The Road Ahead for Tether: Balancing Innovation and Trust

Tether’s latest transparency initiative is a significant step, but it’s clear the journey towards full market confidence is far from over. The crypto community, regulators, and traditional financial institutions alike are all watching closely. Tether’s ability to address the lingering concerns about its reserves will likely determine its long-term credibility and sustained dominance in the stablecoin market.

Moving forward, additional measures—such as real-time reserve audits conducted by reputable third-party firms or closer partnerships with regulatory bodies—may be necessary to fully quell the growing community backlash and regulatory pressure. As stablecoin regulations evolve globally, Tether’s actions will undoubtedly set a precedent for how other issuers navigate the critical intersection of innovation, compliance, and public trust.

Frequently Asked Questions (FAQs)

1. What is Tether USDT?

Tether USDT is the largest stablecoin by market capitalization, designed to maintain a stable value, typically pegged 1:1 with the U.S. dollar. It acts as a bridge between traditional fiat currencies and cryptocurrencies, allowing traders to move in and out of volatile crypto assets without converting back to fiat.

2. Why is Tether’s reserve transparency important?

Transparency regarding Tether’s reserves is crucial because it directly impacts the trust and stability of USDT. If the reserves are not fully backed or are opaque, it raises concerns about the stablecoin’s ability to maintain its peg, which could have systemic risks for the broader cryptocurrency market given USDT’s widespread use.

3. What are Tether’s reserves typically composed of?

Tether states its reserves are composed of a diversified portfolio, including U.S. Treasury bills, cash and cash equivalents, corporate bonds, secured loans, and other investments like precious metals. The recent disclosure revealed over 120 companies are involved in backing these reserves.

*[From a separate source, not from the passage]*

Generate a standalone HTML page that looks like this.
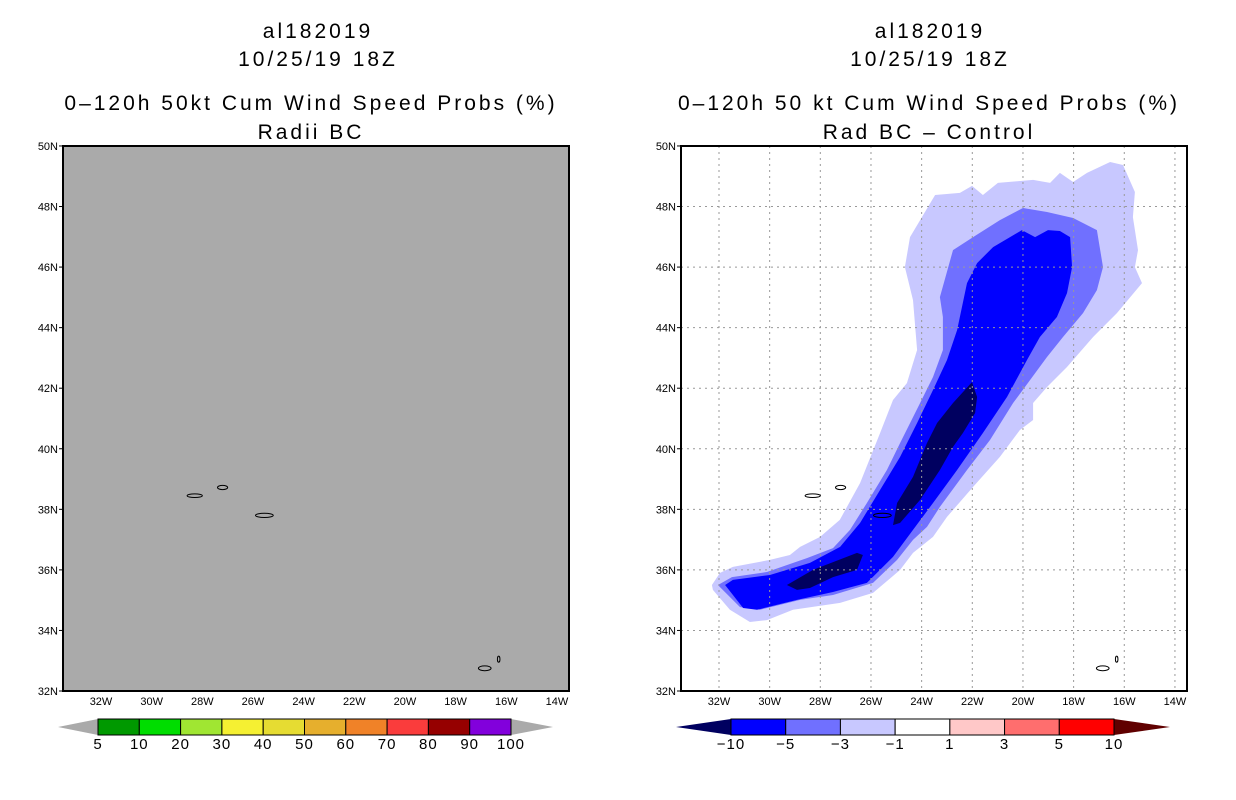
<!DOCTYPE html>
<html><head><meta charset="utf-8">
<style>
body{margin:0;background:#fff;}
svg{display:block;font-family:"Liberation Sans",sans-serif;}
</style></head>
<body>
<svg id="chart" width="1236" height="800" viewBox="0 0 1236 800">
<g font-size="21" text-anchor="middle" fill="#000" letter-spacing="3">
<text x="318" y="38">al182019</text>
<text x="318" y="66">10/25/19 18Z</text>
<text x="311" y="110">0–120h 50kt Cum Wind Speed Probs (%)</text>
<text x="311" y="139">Radii BC</text>
<text x="930" y="38">al182019</text>
<text x="930" y="66">10/25/19 18Z</text>
<text x="929" y="110">0–120h 50 kt Cum Wind Speed Probs (%)</text>
<text x="929" y="139">Rad BC – Control</text>
</g>
<g id="left"></g>
<g id="right"></g>
<g id="cbars"></g>
</svg>
<script>
const lonTicks=[-32,-30,-28,-26,-24,-22,-20,-18,-16,-14];
const latTicks=[32,34,36,38,40,42,44,46,48,50];
const leftLevels=["5","10","20","30","40","50","60","70","80","90","100"];
const leftColors=["#009900","#00dd00","#a0e632","#f5f032","#e6dc32","#e6af2d","#f08228","#fa3c3c","#960000","#8200dc"];
const rightLevels=["−10","−5","−3","−1","1","3","5","10"];
const rightColors=["#0000ff","#7070ff","#c8c8ff","#ffffff","#ffc8c8","#ff6e6e","#ff0000"];
const islands=[[-28.3,38.45,0.3,0.06],[-27.2,38.72,0.2,0.07],[-25.55,37.8,0.35,0.07],[-16.85,32.75,0.25,0.08],[-16.3,33.05,0.05,0.1]];
const cLight=[[-32.28,35.5],[-31.96,35.9],[-31.45,36.1],[-29.99,36.33],[-29.2,36.49],[-28.8,36.76],[-28.01,37.09],[-27.23,37.65],[-26.43,38.87],[-25.64,40.52],[-25.13,41.61],[-24.58,42.17],[-24.18,43.26],[-24.34,44.91],[-24.66,46.0],[-24.46,46.99],[-23.47,48.38],[-22.49,48.45],[-22.01,48.68],[-21.58,48.38],[-20.99,48.78],[-19.6,48.88],[-18.93,48.78],[-18.54,49.11],[-18.02,48.81],[-17.47,49.11],[-16.56,49.47],[-16.05,49.37],[-15.58,48.48],[-15.66,47.65],[-15.46,46.56],[-15.58,46.0],[-15.3,45.47],[-16.29,44.48],[-17.23,43.69],[-18.26,42.7],[-19.05,42.04],[-19.6,41.51],[-19.6,40.95],[-20.12,40.62],[-20.91,39.73],[-21.97,38.74],[-23.0,37.75],[-23.55,37.09],[-24.34,36.56],[-24.85,36.0],[-25.92,35.24],[-27.22,34.91],[-29.08,34.68],[-30.11,34.34],[-30.78,34.28],[-31.57,34.68],[-32.24,35.34]];
const cMed=[[-32.04,35.5],[-31.49,35.76],[-30.11,35.93],[-28.53,36.39],[-27.5,36.72],[-26.83,37.32],[-26.16,38.21],[-25.37,39.3],[-24.85,40.19],[-24.06,41.51],[-23.55,42.37],[-23.16,43.26],[-23.16,44.35],[-23.28,45.01],[-22.76,46.56],[-21.97,46.99],[-20.91,47.55],[-20.0,47.95],[-19.05,47.82],[-18.02,47.62],[-17.08,47.22],[-16.84,46.0],[-17.08,45.24],[-17.63,44.48],[-18.42,43.69],[-19.05,43.03],[-19.72,42.27],[-20.39,41.51],[-21.3,40.29],[-22.21,39.3],[-23.28,38.08],[-23.79,37.42],[-24.34,36.99],[-24.97,36.33],[-25.92,35.57],[-27.5,35.17],[-28.8,35.01],[-30.38,34.68],[-31.17,34.77],[-31.96,35.43]];
const cBlue=[[-31.76,35.5],[-31.45,35.67],[-29.99,35.83],[-28.41,36.23],[-27.22,36.76],[-26.43,37.55],[-25.64,38.64],[-24.85,39.73],[-24.18,40.85],[-23.55,41.94],[-23.0,42.93],[-22.6,43.92],[-22.21,45.47],[-21.81,46.13],[-21.18,46.66],[-20.04,47.22],[-19.52,46.99],[-19.01,47.22],[-18.54,47.19],[-18.14,46.99],[-18.06,46.0],[-18.26,45.14],[-18.66,44.35],[-19.33,43.69],[-19.84,42.93],[-20.63,41.71],[-21.58,40.52],[-22.6,39.3],[-23.55,38.21],[-24.34,37.32],[-25.13,36.43],[-26.16,35.57],[-27.5,35.27],[-28.92,35.01],[-30.5,34.68],[-31.05,34.74]];
const cDark1=[[-25.13,37.48],[-24.97,38.21],[-24.34,39.07],[-23.79,40.19],[-23.39,40.85],[-22.76,41.51],[-22.01,42.2],[-21.81,41.71],[-21.89,41.18],[-22.37,40.52],[-22.76,40.06],[-23.28,39.3],[-24.06,38.31],[-24.85,37.55]];
const cDark2=[[-29.32,35.5],[-28.29,36.0],[-26.55,36.56],[-26.32,36.49],[-26.55,36.0],[-27.5,35.76],[-28.41,35.4],[-28.92,35.34]];

const NS='http://www.w3.org/2000/svg';
function mk(p,t,a){const e=document.createElementNS(NS,t);for(const k in a)e.setAttribute(k,a[k]);p.appendChild(e);return e;}
const Y0=146,Y1=691,W=506;
function panel(g,x0,isLeft){
  const xs=lon=>x0+38+(lon+32)*25.33;
  const ys=lat=>Y1-(lat-32)*30.28;
  const r=mk(g,'rect',{x:x0,y:Y0,width:W,height:Y1-Y0,fill:isLeft?'#aaaaaa':'#ffffff'});
  
  
  if(!isLeft){
    const layers=[[cLight,'#c8c8ff','contour-minus1'],[cMed,'#7070ff','contour-minus3'],[cBlue,'#0000ff','contour-minus5'],[cDark1,'#000060','contour-minus10-a'],[cDark2,'#000060','contour-minus10-b']];
    layers.forEach(([pts,c,n])=>{
      const p=mk(g,'polygon',{points:pts.map(q=>xs(q[0]).toFixed(1)+','+ys(q[1]).toFixed(1)).join(' '),fill:c});
      
      
    });
    lonTicks.forEach(l=>{const e=mk(g,'line',{x1:xs(l),x2:xs(l),y1:Y0,y2:Y1,stroke:'#999',"stroke-width":1,"stroke-dasharray":"2,4"});
      });
    latTicks.forEach(l=>{const e=mk(g,'line',{x1:x0,x2:x0+W,y1:ys(l),y2:ys(l),stroke:'#999',"stroke-width":1,"stroke-dasharray":"2,4"});
      });
  }
  islands.forEach(i=>{const e=mk(g,'ellipse',{cx:xs(i[0]),cy:ys(i[1]),rx:i[2]*25.33,ry:i[3]*30.28,fill:'none',stroke:'#000',"stroke-width":1});
    });
  const b=mk(g,'rect',{x:x0,y:Y0,width:W,height:Y1-Y0,fill:'none',stroke:'#000',"stroke-width":2});
  
  lonTicks.forEach(l=>{const t=mk(g,'text',{x:xs(l),y:Y1+14,"font-size":11,"text-anchor":"middle"});t.textContent=(-l)+'W';
    });
  latTicks.forEach(l=>{const t=mk(g,'text',{x:x0-5,y:ys(l)+4,"font-size":11,"text-anchor":"end"});t.textContent=l+'N';
    
    mk(g,'line',{x1:x0-4,x2:x0,y1:ys(l),y2:ys(l),stroke:'#000'});});
}
panel(document.getElementById('left'),63,true);
panel(document.getElementById('right'),681,false);

const cb=document.getElementById('cbars');
function cbar(x0,x1,ax0,ax1,cols,labs,lc,rc){
  const yT=719,yB=735,ym=727,w=(x1-x0)/cols.length;
  const a=mk(cb,'polygon',{points:`${ax0},${ym} ${x0},${yT} ${x0},${yB}`,fill:lc});
  
  const a2=mk(cb,'polygon',{points:`${ax1},${ym} ${x1},${yT} ${x1},${yB}`,fill:rc});
  
  cols.forEach((c,i)=>{const r=mk(cb,'rect',{x:x0+i*w,y:yT,width:w,height:yB-yT,fill:c,stroke:'#000',"stroke-width":1});
    });
  labs.forEach((s,i)=>{const t=mk(cb,'text',{x:x0+i*w,y:yB+14,"font-size":15,"text-anchor":"middle","letter-spacing":1});t.textContent=s;
    });
}
cbar(98,511,58,553,leftColors,leftLevels,'#aaaaaa','#aaaaaa');
cbar(731,1114,676,1170,rightColors,rightLevels,'#000060','#600000');
</script>
</body></html>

4. Why does Tether face scrutiny despite its disclosures?

Tether faces ongoing scrutiny primarily due to the lack of detailed, real-time, independent third-party audits of its reserves. While they provide attestations and now a list of partners, critics argue that without full, verifiable audits, the authenticity and liquidity of their collateral remain in doubt.

5. What are Tether’s other investments besides USDT?

Beyond the U.S. dollar-pegged USDT, Tether has expanded its offerings to include stablecoins pegged to other fiat currencies like the Euro (EURT) and commodities like gold (XAUT). The company also invests in various sectors, indicating a broader financial strategy beyond just stablecoin issuance.

6. How might new stablecoin regulations affect Tether?

New stablecoin regulations, such as those being developed in the U.S. and EU, could significantly impact Tether. These regulations may require more stringent auditing, stricter reserve requirements, and clearer regulatory oversight, potentially forcing Tether to adapt its operational framework to comply with global standards.